At a press conference on June 17, Warsh said: “These issues are timely and important and are worth revisiting.” He emphasized that each group is independently led by “top talent inside and outside the economics field,” and that the central bank will issue policy announcements in more concise and clear language.

Andreessen and Warsh’s connection

Andreessen and Warsh’s acquaintance can be traced back to the early 1990s at Stanford University. In a CNBC interview in 2025, Warsh said Andreessen and Palantir founder Peter Thiel “were both friends from their university days.”

Andreessen has publicly supported Warsh serving as Fed chair. In an X post on January 30, he wrote: “I’ve known Kevin for 30 years. He combines deep insight into the economy and finance with a sharp understanding of technology and business.”

Divergent views inside the FOMC on AI’s impact

Views within the Fed are not consistent.
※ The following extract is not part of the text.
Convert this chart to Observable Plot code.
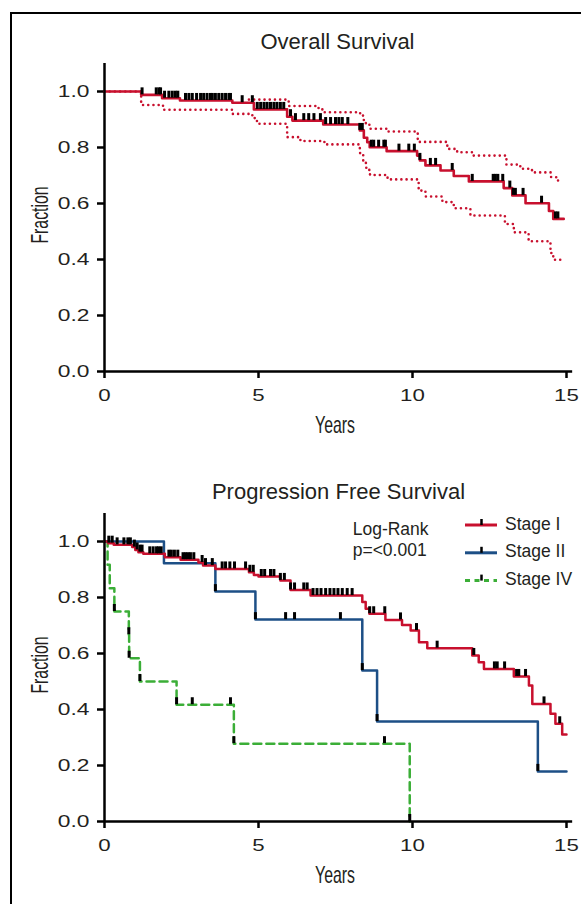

There is a clear split among FOMC members on AI’s economic impact:

  • Deflationary view: AI is a long-term productivity accelerator that helps lower inflation
  • Inflationary view: Spending on AI infrastructure is pushing inflation higher

In a speech on May 27, FOMC member Lisa Cook said that AI will “further boost productivity growth, contributing to strong GDP growth,” but there are also “risks of higher inflation.”

Former chair Jerome Powell said in March that data center spending “puts pressure on all kinds of goods and services,” and “could push inflation at the margin.”